Bourne Plows Now Equipped With Scanners

DPW worker Jim Boyle shows off one of the scanners (lower right) the department uses during storms to keep track of any police or fire emergencies that they might be able to help out with.
GENE M. MARCHAND/ENTERPRISE - DPW worker Jim Boyle shows off one of the scanners (lower right) the department uses during storms to keep track of any police or fire emergencies that they might be able to help out with.

Just in time for this season’s particularly harsh winter, the Bourne Department of Public Works made an investment that has helped them better assist the police and fire department as they respond to emergency calls.

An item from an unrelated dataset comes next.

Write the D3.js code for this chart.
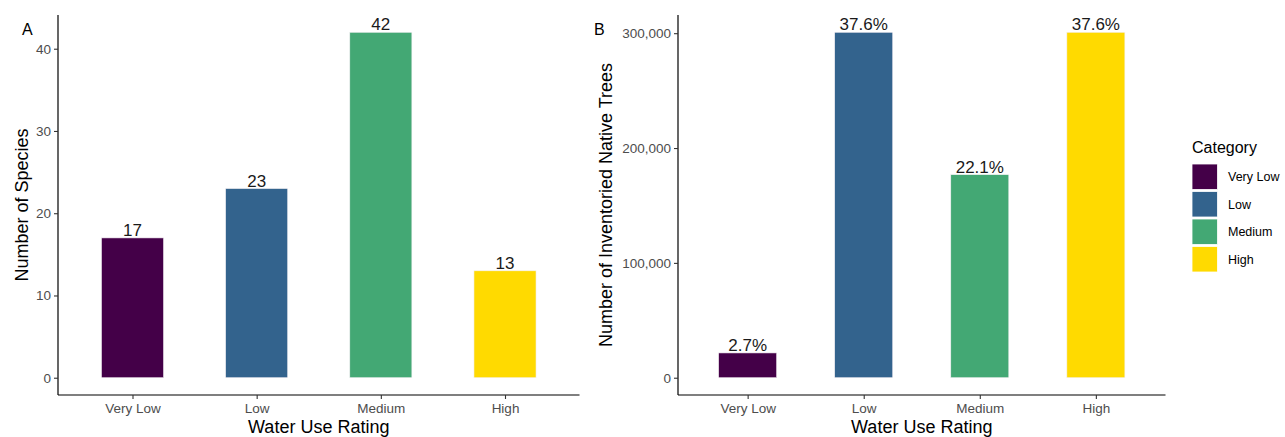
<!DOCTYPE html>
<html>
<head>
<meta charset="utf-8">
<script src="https://cdn.jsdelivr.net/npm/d3@7"></script>
<style>
  html, body { margin: 0; padding: 0; background: #fff; }
  svg { display: block; font-family: "Liberation Sans", Arial, sans-serif; }
</style>
</head>
<body>
<svg id="chart" width="1285" height="437"></svg>
<script>
// Water use rating categories
const categories = ["Very Low", "Low", "Medium", "High"];
// Panel A: number of species per rating
const speciesCounts = [17, 23, 42, 13];
// Panel B: number of inventoried native trees per rating
const treeCounts = [21600, 300800, 176800, 300800];
// Axis ticks
const ticksA = [0, 10, 20, 30, 40];
const ticksB = [0, 100000, 200000, 300000];
// Fill colours per category
const colors = ["#440048", "#33638D", "#43A874", "#FFDA00"];

const svg = d3.select("#chart");
const color = d3.scaleOrdinal().domain(categories).range(colors);
const totalTrees = d3.sum(treeCounts);

const plotTop = 15, plotBottom = 395;

function panel(opts) {
  const g = svg.append("g");
  const x = d3.scalePoint().domain(categories)
    .range([opts.left, opts.right]).padding(0.6);
  const maxV = d3.max(opts.values);
  const pad = maxV * 0.05;
  const y = d3.scaleLinear().domain([-pad, maxV + pad]).range([plotBottom, plotTop]);
  const bw = x.step() * 0.5;

  // bars
  g.selectAll("rect.bar").data(categories).join("rect")
    .attr("class", "bar")
    .attr("x", d => x(d) - bw / 2)
    .attr("width", bw)
    .attr("y", (d, i) => y(opts.values[i]))
    .attr("height", (d, i) => y(0) - y(opts.values[i]))
    .attr("fill", d => color(d))
    .attr("stroke", "#f4f0f4")
    .attr("stroke-width", 0.6);

  // value labels
  g.selectAll("text.val").data(categories).join("text")
    .attr("class", "val")
    .attr("x", d => x(d))
    .attr("y", (d, i) => y(opts.values[i]) - 2)
    .attr("text-anchor", "middle")
    .attr("font-size", 17)
    .attr("fill", "#1a1a1a")
    .text((d, i) => opts.label(opts.values[i]));

  // y axis
  const yAxis = g.append("g")
    .attr("transform", `translate(${opts.left},0)`)
    .call(d3.axisLeft(y).tickValues(opts.ticks).tickSize(4).tickPadding(3)
      .tickFormat(opts.tickFormat));
  yAxis.select(".domain").attr("d", `M0,${plotTop}V${plotBottom}`);

  // x axis
  const xAxis = g.append("g")
    .attr("transform", `translate(0,${plotBottom})`)
    .call(d3.axisBottom(x).tickSize(4).tickPadding(4));
  xAxis.select(".domain").attr("d", `M${opts.left},0H${opts.right}`);

  [yAxis, xAxis].forEach(a => {
    a.select(".domain").attr("stroke", "#000").attr("stroke-width", 1.2);
    a.selectAll(".tick line").attr("stroke", "#333").attr("stroke-width", 1.1);
    a.selectAll(".tick text").attr("fill", "#4D4D4D").attr("font-size", 13.5)
      .attr("font-family", "Liberation Sans, Arial, sans-serif");
  });

  // axis titles
  g.append("text")
    .attr("x", (opts.left + opts.right) / 2)
    .attr("y", 433)
    .attr("text-anchor", "middle")
    .attr("font-size", 18)
    .attr("fill", "#000")
    .text("Water Use Rating");

  g.append("text")
    .attr("transform", `translate(${opts.titleX},${(plotTop + plotBottom) / 2}) rotate(-90)`)
    .attr("text-anchor", "middle")
    .attr("font-size", 18)
    .attr("fill", "#000")
    .text(opts.yTitle);

  // panel tag
  g.append("text")
    .attr("x", opts.tagX)
    .attr("y", 35)
    .attr("font-size", 16)
    .attr("fill", "#000")
    .text(opts.tag);
}

panel({
  left: 58, right: 579.5,
  values: speciesCounts,
  ticks: ticksA,
  tickFormat: d3.format("d"),
  label: v => String(v),
  yTitle: "Number of Species",
  titleX: 28,
  tag: "A", tagX: 22
});

panel({
  left: 678, right: 1165.5,
  values: treeCounts,
  ticks: ticksB,
  tickFormat: d3.format(","),
  label: v => (v / totalTrees * 100).toFixed(1) + "%",
  yTitle: "Number of Inventoried Native Trees",
  titleX: 612,
  tag: "B", tagX: 594
});

// legend
const legend = svg.append("g").attr("transform", "translate(1192,0)");
legend.append("text")
  .attr("x", 0).attr("y", 153)
  .attr("font-size", 16)
  .attr("fill", "#000")
  .text("Category");

const items = legend.selectAll("g.item").data(categories).join("g")
  .attr("class", "item")
  .attr("transform", (d, i) => `translate(0,${164 + i * 27.5})`);
items.append("rect")
  .attr("width", 25.5).attr("height", 25.5)
  .attr("fill", d => color(d))
  .attr("stroke", "#fff").attr("stroke-width", 0.8);
items.append("text")
  .attr("x", 36).attr("y", 12.75)
  .attr("dy", "0.35em")
  .attr("font-size", 12.5)
  .attr("fill", "#000")
  .text(d => d);
</script>
</body>
</html>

Bourne Department of Public Works superintendent George W. Sala said radio scanners were purchased and installed in six of the department’s plow and sanding trucks.

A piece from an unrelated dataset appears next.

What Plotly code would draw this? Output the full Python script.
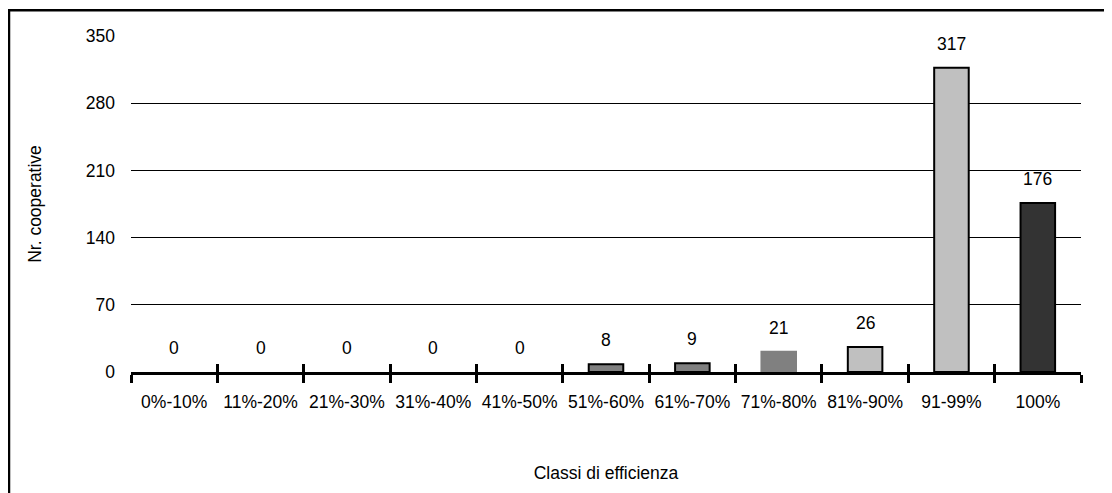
import plotly.graph_objects as go

categories = ["0%-10%", "11%-20%", "21%-30%", "31%-40%", "41%-50%", "51%-60%",
              "61%-70%", "71%-80%", "81%-90%", "91-99%", "100%"]
values = [0, 0, 0, 0, 0, 8, 9, 21, 26, 317, 176]
bar_colors = ["#808080"] * 5 + ["#808080", "#808080", "#808080", "#C0C0C0", "#C0C0C0", "#333333"]
line_colors = ["#000000"] * 7 + ["#808080"] + ["#000000"] * 3
y_ticks = [0, 70, 140, 210, 280, 350]

FONT = "Liberation Sans, Arial, sans-serif"
FS = 17.5

line_widths = [0 if v == 0 else 2 for v in values]

W, H = 1104, 485
ML, MT, PW, PH = 123, 28, 950, 336

fig = go.Figure()
fig.add_trace(go.Bar(
    x=categories, y=values,
    marker=dict(color=bar_colors, line=dict(color=line_colors, width=line_widths)),
    hoverinfo="skip", showlegend=False,
))
# invisible trace to build the overlaid axis used for the inner half of the crossing ticks
fig.add_trace(go.Scatter(x=categories, y=[0] * len(categories), xaxis="x2", mode="markers",
                         marker=dict(opacity=0), hoverinfo="skip", showlegend=False))

for c, v in zip(categories, values):
    fig.add_annotation(x=c, y=v, text=str(v), showarrow=False, yanchor="middle", yshift=24,
                       font=dict(family=FONT, size=FS, color="#000"))

fig.update_layout(
    width=W, height=H,
    margin=dict(l=ML, r=W - ML - PW, t=MT, b=H - MT - PH),
    paper_bgcolor="white", plot_bgcolor="white",
    font=dict(family=FONT, size=FS, color="#000"),
    bargap=0.6,
    xaxis=dict(
        type="category", categoryorder="array", categoryarray=categories,
        range=[-0.5, 10.5], automargin=False, tickangle=0,
        showline=True, linecolor="#000", linewidth=2.5,
        ticks="outside", ticklen=8, tickwidth=2.5, tickcolor="#000",
        tickson="boundaries", showgrid=False, zeroline=False,
        title=dict(text="Classi di efficienza", standoff=56, font=dict(family=FONT, size=FS)),
        tickfont=dict(family=FONT, size=FS),
        ticklabelstandoff=12,
    ),
    xaxis2=dict(
        type="category", categoryorder="array", categoryarray=categories,
        range=[-0.5, 10.5], overlaying="x", anchor="y", side="bottom",
        ticks="inside", ticklen=8, tickwidth=2.5, tickcolor="#000",
        tickson="boundaries", showticklabels=False, showgrid=False, showline=False,
        zeroline=False, automargin=False,
    ),
    yaxis=dict(
        range=[0, 350], tickvals=y_ticks, ticks="", showline=False, automargin=False,
        showgrid=True, gridcolor="#000", gridwidth=1, zeroline=False,
        ticklabelstandoff=15,
        title=dict(text="Nr. cooperative", standoff=39, font=dict(family=FONT, size=FS)),
        tickfont=dict(family=FONT, size=FS),
    ),
    shapes=[dict(type="rect", xref="paper", yref="paper",
                 x0=(1 - ML) / PW, x1=1.3, y0=-0.6, y1=1 + (MT - 2.3) / PH,
                 line=dict(color="#000", width=2.5), fillcolor="rgba(0,0,0,0)", layer="above")],
)

fig.write_html("out.html")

When a storm hits, those six trucks with the scanners are dispatched: one to each of the town’s six villages. The truck driver can then monitor calls, along with Mr. Sala in his supervisor truck and Michelle L. Freeman back at the DPW office.

If an emergency call comes in, the DPW driver can head to where the call came from or send another truck if that driver is closer to the scene of the incident. Use of the scanners in the trucks eliminates the time it takes for the police and fire departments to call the DPW and request a sander and plow be sent to a specific area, Mr. Sala said.

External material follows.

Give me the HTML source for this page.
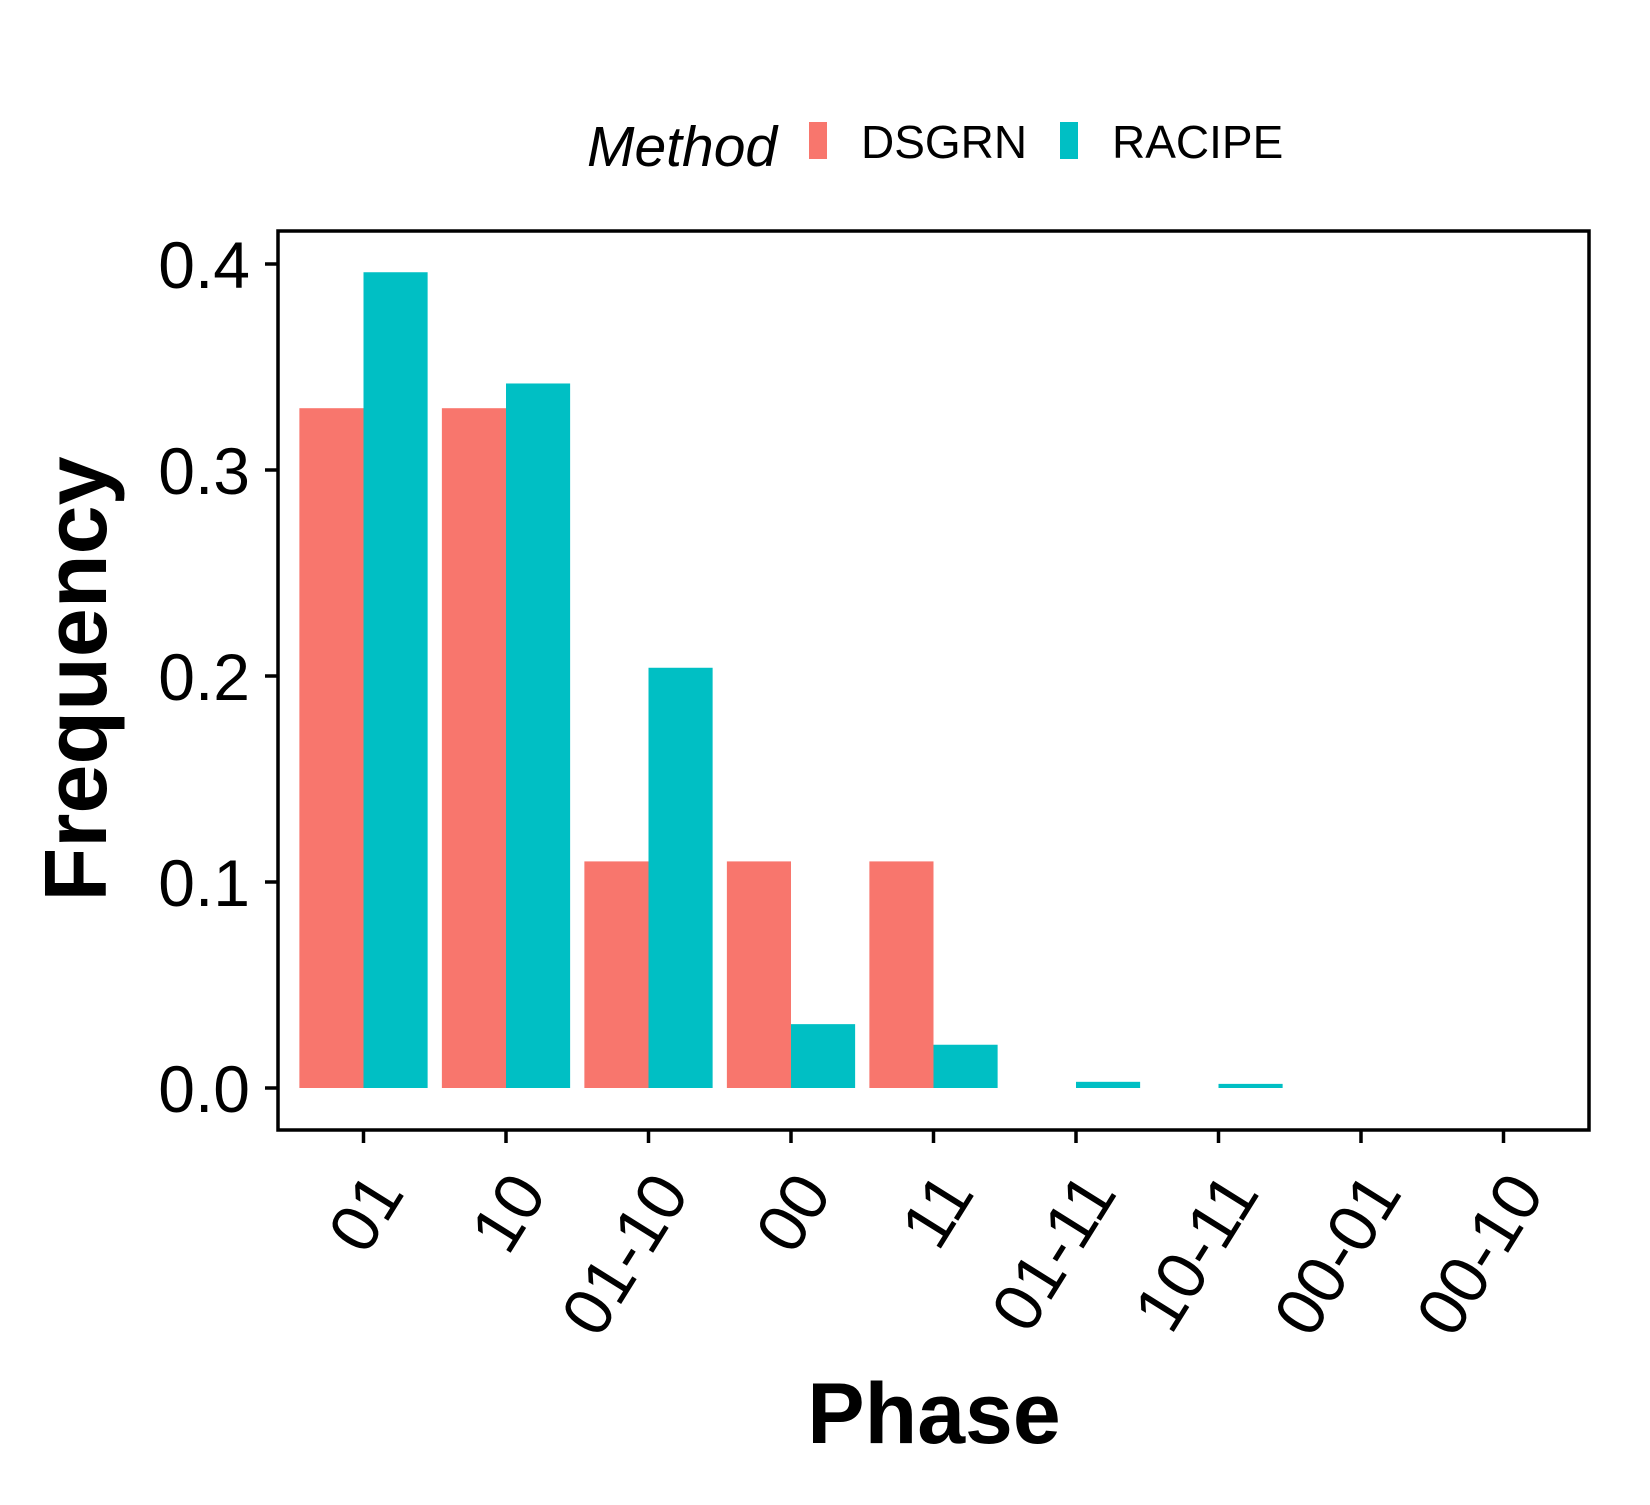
<!DOCTYPE html>
<html><head><meta charset="utf-8"><style>
body{margin:0;background:#fff;}
svg text{font-family:"Liberation Sans",Arial,sans-serif;fill:#000;}
</style></head><body>
<svg id="chart" width="1650" height="1500" viewBox="0 0 1650 1500">
<rect width="1650" height="1500" fill="#fff"/>
<g id="bars"></g>
<rect x="278" y="231" width="1311" height="899" fill="none" stroke="#000" stroke-width="3.5"/>
<g id="axes"></g>
<text x="75" y="679" font-size="88" font-weight="bold" text-anchor="middle" transform="rotate(-90 75 679)" dy="31">Frequency</text>
<text x="934" y="1443" font-size="86" font-weight="bold" text-anchor="middle">Phase</text>
<g>
<text x="587" y="166" font-size="57" font-style="italic">Method</text>
<rect x="809" y="122" width="18" height="37" fill="#F8766D"/>
<text x="861" y="158" font-size="46">DSGRN</text>
<rect x="1060" y="122" width="18" height="37" fill="#00BFC4"/>
<text x="1112" y="158" font-size="46">RACIPE</text>
</g>
</svg>
<script>
const categories = ["01","10","01-10","00","11","01-11","10-11","00-01","00-10"];
const dsgrn = [0.33,0.33,0.11,0.11,0.11,0,0,0,0];
const racipe = [0.396,0.342,0.204,0.031,0.021,0.003,0.002,0,0];
const yTicks = [0,0.1,0.2,0.3,0.4];
const yTickLabels = ["0.0","0.1","0.2","0.3","0.4"];
const NS="http://www.w3.org/2000/svg";
const left=278,right=1589,y0=1088,perUnit=2060;
const band=(right-left)/(categories.length+0.2);
const xScale=i=>left+band*(0.6+i);
const yScale=v=>y0-v*perUnit;
const bars=document.getElementById('bars'), axes=document.getElementById('axes');
const bw=band*0.45;
function mk(tag,attrs,parent){const e=document.createElementNS(NS,tag);for(const k in attrs)e.setAttribute(k,attrs[k]);parent.appendChild(e);return e;}
categories.forEach((c,i)=>{
  const cx=xScale(i);
  [[dsgrn,'#F8766D',cx-bw,'dsgrn'],[racipe,'#00BFC4',cx,'racipe']].forEach(([arr,col,x,n])=>{
    const v=arr[i]; if(v<=0) return;
    const r=mk('rect',{x:x,y:yScale(v),width:bw,height:Math.max(y0-yScale(v),1),fill:col},bars);
    
    
  });
  const t=mk('line',{x1:cx,x2:cx,y1:1130,y2:1143,stroke:'#000','stroke-width':3.5},axes);
  
  
  const ax=cx+42, ay=1193;
  const l=mk('text',{x:ax,y:ay,'font-size':68,'text-anchor':'end',transform:`rotate(-58 ${ax} ${ay})`},axes);
  l.textContent=c;
  
  
});
yTicks.forEach((v,i)=>{
  const y=yScale(v);
  const t=mk('line',{x1:265,x2:278,y1:y,y2:y,stroke:'#000','stroke-width':3.5},axes);
  
  
  const l=mk('text',{x:250,y:y+24,'font-size':66,'text-anchor':'end'},axes);
  l.textContent=yTickLabels[i];
  
  
});
</script>
</body></html>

Mr. Sala said the DPW has long been monitoring police and fire calls from the office, but not directly from the trucks.

“So if we’re monitoring them from the trucks, we can get there a lot faster,” he said.

Bourne Fire Chief Martin Greene concurred that the DPW has been monitoring emergency calls for several years now. The chief said that he found out about the new scanners during a recent conversation with Mr. Sala.

“Apparently, the DPW has different crews in different parts of town, and when he [Mr. Sala] hears of an emergency in a certain part of town, he sends a crew there,” Chief Greene said.
He noted that during a snowstorm, the fire department can get anywhere from a dozen to 18 calls during the day, so having the DPW monitor his department’s emergency calls and provide assistance by clearing the road to where the call came from is a huge help.

He said that the stretchers paramedics strap victims to tend to be top heavy, so not having to carry a stretcher through four feet of snow is a help. Making a home more readily accessible allows paramedics to offer medical care quicker, and makes things safer for patients and the rescue workers, he said.

The chief also said that he is aware of fire departments in other towns that have encountered problems answering emergency calls this winter because of the substantial snow that has fallen. He said that, as far as he is concerned, the Bourne DPW has done an outstanding job keeping the roads clear this winter.

“I have no complaints,” he said.

Bourne Deputy Fire Chief Joseph J. Carrara echoed the chief’s sentiments. Mr. Carrara said that whatever the season and whatever the emergency situation, be it downed trees or snow, the DPW does “whatever they can with the resources they have to assist the fire department.”

“Our calls are emergencies, so we don’t have the luxury of prioritizing. Each call is an emergency, and the less time we take to get there, the better it is all-around, and the safer it will be for our people,” he said.

Bourne Police Chief Dennis R. Woodside said that his department does not rely quite so heavily on the DPW. The chief said that police vehicles are smaller and more maneuverable than those used by the fire department, so they do not run into the same issues in trying to get around during a snowstorm.

“We get pretty much where we need to get,” he said.

The chief did commend the DPW on its snow removal efforts during this particularly harsh winter season.

“They do an exemplary job, and generally, it is one of the best relationships we have in town; they do a spectacular job,” he said.